I should also add this: the developed world should make it as convenient as possible for authors and publishers to give away books and other material that helps with cultural development. This is not only the right thing ethically (as evidenced by the fact that many property owners do give their works away, and decline to enforce their IP rights, in poor countries). It also makes good business sense -- assuming that arbitrage can be kept to reasonable levels. (No one likes to be played for a fool -- to have their works copied on a widescale basis in a poor country, only to have them turn up as pirate copies in a country where most people are perfectly capable of paying the market price.) Preventing this arbitrage is therefore perhaps the single most important policy that IP owners can promote to further cultural development. For with reasonable border protection in place, an IP owner can authorize or at least acquiesce in widescale copying to promote cultural development in poor countries, while maintaining reasonable financial returns where they are feasible.
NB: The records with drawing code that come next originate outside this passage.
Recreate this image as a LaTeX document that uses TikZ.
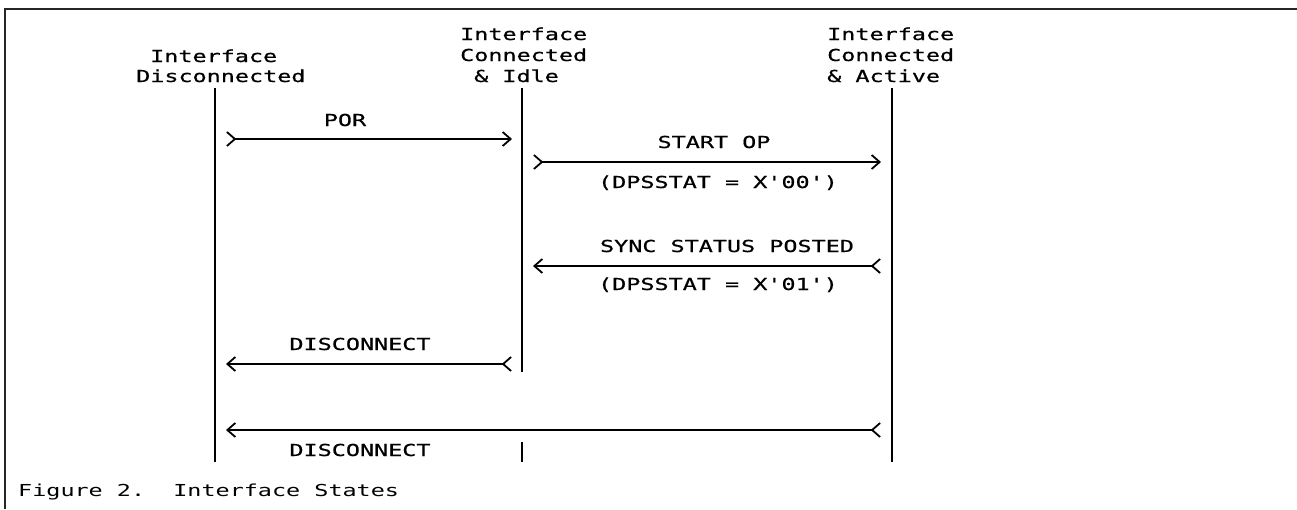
\documentclass[tikz,border=0pt]{standalone}
\usepackage{fontspec}
\setmonofont[FakeStretch=1.42]{DejaVu Sans Mono}
\newfontfamily\dotfont[FakeStretch=1.42, UprightFeatures={FakeBold=0.7}]{DejaVu Sans Mono}
\usetikzlibrary{arrows.meta}
\tikzset{
  chev/.tip={Straight Barb[length=8pt,width=14pt,line width=1.8pt]},
  fwd/.style={line width=1.8pt, arrows={chev[reversed]-chev}},
  bwd/.style={line width=1.8pt, arrows={chev-chev[reversed]}},
  txt/.style={font=\dotfont\fontsize{16.5}{20}\selectfont, inner sep=0pt, anchor=base west},
  lbl/.style={font=\dotfont\fontsize{16.5}{20}\selectfont, inner sep=0pt, anchor=base},
  captxt/.style={font=\ttfamily\fontsize{16.5}{20}\selectfont, inner sep=0pt, anchor=base west},
  life/.style={line width=2pt},
  framel/.style={line width=1.8pt, draw=black!85}
}
\begin{document}
\begin{tikzpicture}[x=1pt,y=-1pt]
\useasboundingbox (0,0) rectangle (1297,509);
% frame
\coordinate (fTL) at (5,9);
\coordinate (fTR) at (1297,9);
\coordinate (fBL) at (5,509);
\draw[framel] (fBL) -- (fTL) -- (fTR);
% headers
\node[txt] (h1a) at (150,62) {Interface};
\node[txt] (h1b) at (136,82) {Disconnected};
\node[txt] (h2a) at (460,40) {Interface};
\node[txt] (h2b) at (460,61) {Connected};
\node[txt] (h2c) at (474,82) {\& Idle};
\node[txt] (h3a) at (827,40) {Interface};
\node[txt] (h3b) at (827,61) {Connected};
\node[txt] (h3c) at (827,82) {\& Active};
% lifelines
\coordinate (L1t) at (215,88);  \coordinate (L1b) at (215,462);
\coordinate (L2t) at (522,88);  \coordinate (L2m) at (522,372);
\coordinate (L2s) at (522,442); \coordinate (L2b) at (522,462);
\coordinate (L3t) at (892,88);  \coordinate (L3b) at (892,462);
\draw[life] (L1t) -- (L1b);
\draw[life] (L2t) -- (L2m);
\draw[life] (L2s) -- (L2b);
\draw[life] (L3t) -- (L3b);
% messages
\coordinate (a1s) at (226,139); \coordinate (a1e) at (512,139);
\coordinate (a2s) at (533,162); \coordinate (a2e) at (881,162);
\coordinate (a3s) at (533,266); \coordinate (a3e) at (881,266);
\coordinate (a4s) at (226,364); \coordinate (a4e) at (512,364);
\coordinate (a5s) at (226,430); \coordinate (a5e) at (881,430);
\draw[fwd] (a1s) -- (a1e);
\draw[fwd] (a2s) -- (a2e);
\draw[bwd] (a3s) -- (a3e);
\draw[bwd] (a4s) -- (a4e);
\draw[bwd] (a5s) -- (a5e);
% labels
\node[lbl] (m1) at (345,126) {POR};
\node[lbl] (m2) at (714,148) {START OP};
\node[lbl] (m2b) at (718,188) {(DPSSTAT = X'00')};
\node[lbl] (m3) at (727,252) {SYNC STATUS POSTED};
\node[lbl] (m3b) at (718,290) {(DPSSTAT = X'01')};
\node[lbl] (m4) at (360,350) {DISCONNECT};
\node[lbl] (m5) at (360,456) {DISCONNECT};
% caption
\node[captxt] (cap) at (18,496) {Figure 2.\ \ Interface States};
\end{tikzpicture}
\end{document}
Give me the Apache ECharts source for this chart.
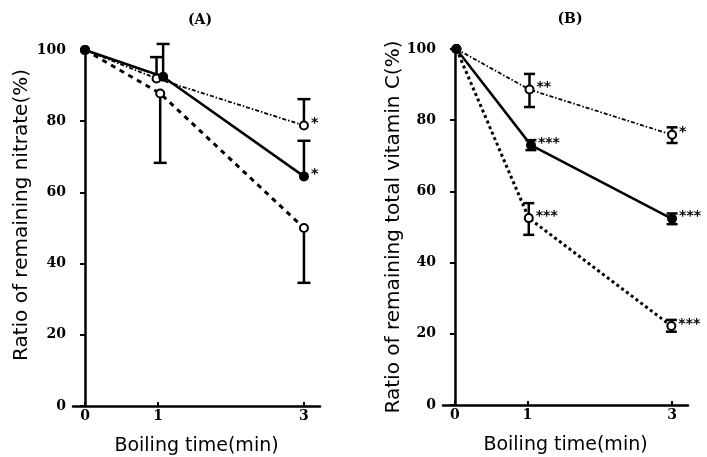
<!DOCTYPE html>
<html>
<head>
<meta charset="utf-8">
<script src="https://cdn.jsdelivr.net/npm/echarts@6/dist/echarts.min.js"></script>
<style>
  html, body { margin: 0; padding: 0; background: #fff; }
  #chart { width: 707px; height: 457px; }
</style>
</head>
<body>
<div id="chart"></div>
<script>
// tick labels on the time axis
const xTicks = [0, 1, 3];

// (A) remaining nitrate, [time, %]
const aSolid = [[0, 100], [1.07, 92.5], [3, 64.5]];
const aDashDot = [[0, 100], [0.98, 92], [3, 78.8]];
const aDashed = [[0, 100], [1.03, 87.8], [3, 50]];
// error bars: [time, mean, low, high]
const aErrors = [
  [0.98, 92, 92, 98],
  [1.07, 92.5, 92.5, 101.7],
  [1.03, 87.8, 68.3, 87.8],
  [3, 78.8, 78.8, 86.2],
  [3, 64.5, 64.5, 74.5],
  [3, 50, 34.6, 50],
];
const aSolidStars = ['', '', '*'];
const aDashDotStars = ['', '', '*'];
const aDashedStars = ['', '', ''];

// (B) remaining total vitamin C, [time, %]
const bSolid = [[0.02, 100], [1.05, 73], [3, 52.3]];
const bDashDot = [[0.02, 100], [1.03, 88.6], [3, 75.9]];
const bDotted = [[0.02, 100], [1.02, 52.5], [2.99, 22.2]];
const bErrors = [
  [1.03, 88.6, 83.7, 93],
  [3, 75.9, 73.6, 78],
  [1.05, 73, 71.6, 74.4],
  [3, 52.3, 50.8, 53.8],
  [1.02, 52.5, 47.8, 56.7],
  [2.99, 22.2, 20.6, 23.9],
];
const bSolidStars = ['', '***', '***'];
const bDashDotStars = ['', '**', '*'];
const bDottedStars = ['', '***', '***'];

const chart = echarts.init(document.getElementById('chart'), null, { renderer: 'canvas' });

const tickFont = {
  fontFamily: 'DejaVu Serif',
  fontWeight: 'bold',
  fontSize: 14,
  color: '#000',
};

function xAxisFor(gridIndex) {
  return {
    gridIndex,
    type: 'value',
    min: -0.165,
    max: 3.22,
    name: 'Boiling time(min)',
    nameLocation: 'middle',
    nameGap: 31,
    nameTextStyle: { fontFamily: 'DejaVu Sans', fontSize: 19, color: '#000' },
    axisLine: { lineStyle: { color: '#000', width: 2.5 } },
    axisTick: { show: true, inside: true, length: 4, customValues: xTicks, lineStyle: { width: 2 } },
    axisLabel: { customValues: xTicks, margin: 3, ...tickFont },
    splitLine: { show: false },
  };
}

function yAxisFor(gridIndex) {
  return {
    gridIndex,
    type: 'value',
    min: 0,
    max: 100,
    interval: 20,
    axisLine: { show: true, lineStyle: { color: '#000', width: 2.5 } },
    axisTick: { show: true, length: 5, lineStyle: { width: 2 } },
    axisLabel: { margin: 7, ...tickFont },
    splitLine: { show: false },
  };
}

function lineSeries(idx, data, stars, filled, lineType, width) {
  return {
    type: 'line',
    xAxisIndex: idx,
    yAxisIndex: idx,
    data,
    symbol: filled ? 'circle' : 'emptyCircle',
    symbolSize: filled ? 10 : 8,
    itemStyle: { color: '#000', borderColor: '#000', borderWidth: filled ? 0 : 2 },
    lineStyle: { color: '#000', width, type: lineType },
    label: {
      show: true,
      position: 'right',
      distance: 2,
      offset: [0, -2],
      formatter: (p) => stars[p.dataIndex],
      fontFamily: 'DejaVu Sans',
      fontWeight: 'bold',
      fontSize: 14,
      color: '#000',
    },
    z: 3,
    animation: false,
  };
}

function errorSeries(idx, data, cap) {
  return {
    type: 'custom',
    xAxisIndex: idx,
    yAxisIndex: idx,
    data,
    renderItem: (params, api) => {
      const x = api.value(0);
      const mean = api.value(1);
      const lo = api.coord([x, api.value(2)]);
      const hi = api.coord([x, api.value(3)]);
      const style = { stroke: '#000', lineWidth: 2.5 };
      const children = [
        { type: 'line', shape: { x1: lo[0], y1: lo[1], x2: hi[0], y2: hi[1] }, style },
      ];
      if (api.value(2) !== mean) {
        children.push({ type: 'line', shape: { x1: lo[0] - cap / 2, y1: lo[1], x2: lo[0] + cap / 2, y2: lo[1] }, style });
      }
      if (api.value(3) !== mean) {
        children.push({ type: 'line', shape: { x1: hi[0] - cap / 2, y1: hi[1], x2: hi[0] + cap / 2, y2: hi[1] }, style });
      }
      return { type: 'group', children };
    },
    z: 2,
    animation: false,
  };
}

const option = {
  backgroundColor: '#fff',
  animation: false,
  title: [
    { text: '(A)', left: 195, top: 8, textAlign: 'center', textStyle: { ...tickFont, fontSize: 14 } },
    { text: '(B)', left: 565, top: 7, textAlign: 'center', textStyle: { ...tickFont, fontSize: 14 } },
  ],
  grid: [
    { left: 73, top: 50, width: 247, height: 356, outerBoundsMode: 'none' },
    { left: 443, top: 49, width: 245, height: 356, outerBoundsMode: 'none' },
  ],
  xAxis: [xAxisFor(0), xAxisFor(1)],
  yAxis: [yAxisFor(0), yAxisFor(1)],
  graphic: [
    {
      type: 'text',
      x: 22,
      y: 215,
      rotation: Math.PI / 2,
      style: {
        text: 'Ratio of remaining nitrate(%)',
        fontFamily: 'DejaVu Sans',
        fontSize: 20,
        fill: '#000',
        align: 'center',
        verticalAlign: 'middle',
      },
    },
    {
      type: 'text',
      x: 394,
      y: 227,
      rotation: Math.PI / 2,
      style: {
        text: 'Ratio of remaining total vitamin C(%)',
        fontFamily: 'DejaVu Sans',
        fontSize: 20,
        fill: '#000',
        align: 'center',
        verticalAlign: 'middle',
      },
    },
  ],
  series: [
    errorSeries(0, aErrors, 13),
    lineSeries(0, aDashDot, aDashDotStars, false, [4, 2, 1.5, 2], 1.8),
    lineSeries(0, aDashed, aDashedStars, false, [5, 5], 3),
    lineSeries(0, aSolid, aSolidStars, true, 'solid', 2.5),
    errorSeries(1, bErrors, 11),
    lineSeries(1, bDashDot, bDashDotStars, false, [4, 2, 1.5, 2], 1.8),
    lineSeries(1, bDotted, bDottedStars, false, [3, 3], 3),
    lineSeries(1, bSolid, bSolidStars, true, 'solid', 2.5),
  ],
};

chart.setOption(option);
</script>
</body>
</html>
The IP owner can have her rights, and waive them too, in other words. Indeed, this ought to be the goal of all developed-world governments: to make the world a safe place for IP rightholders to acquiesce in widescale poor-country borrowing of the products needed to encourage cultural development. And if my view of developed-world IP holders is too optimistic, a more muscular right to copy, not so dependent on widescale voluntary waiver, would make sense if borders are reasonably secure.
Madhavi's example of trademarks for Ethiopian coffee varieties raises a closely related distributional issue. This is the question of whether developing countries can directly benefit from domestic IP rights. Here the issue is not how the interests of developing countries are served by inroads on IP-covered products from elsewhere. Rather, it is how IP rights over *their own* products can help in economic development and the promition of cultural autonomy. in several important ways. Indeed, I would argue that Ethiopian coffee can serve as a vital exemplar of an important theoretical point. The early post-TRIPs literature fashioned a narrative in which IP was associated with the developed world; opposition to IP thus aligned with the interests of developing nations. The case of Ethiopian coffee is not unique. Products based on native plant species, recordings of indigenous and indegenous-influenced music, and various works based on traditional myths, stories, and craft techniques, are just a few of the many examples that might be cited. These instances inject a subversive twist into the earlier narrative: IP is now something that can help, and not only hurt, the interests of the developing world.
Moreover, to return to an earlier theme in the discussion, I believe that the development of IP rights covering products that bring profits to the developing world can help buttress the view that intellectual property should be thought of as a real *right*. The literature on human rights has sought to establish what it means to elevate the interests of the very poor to the status of rights. So it might make sense, if IP comes to be associated with the interests of the developing world, to more naturally think of IP *as* real rights.
There is more to say on IP and development, but it seems this is a good place to wrap up. As I mentioned earlier, these and other topics will be covered in more depth in my own book, "Justifying Intellectual Property" (Harvard Univ. Press, forthcoming 2010).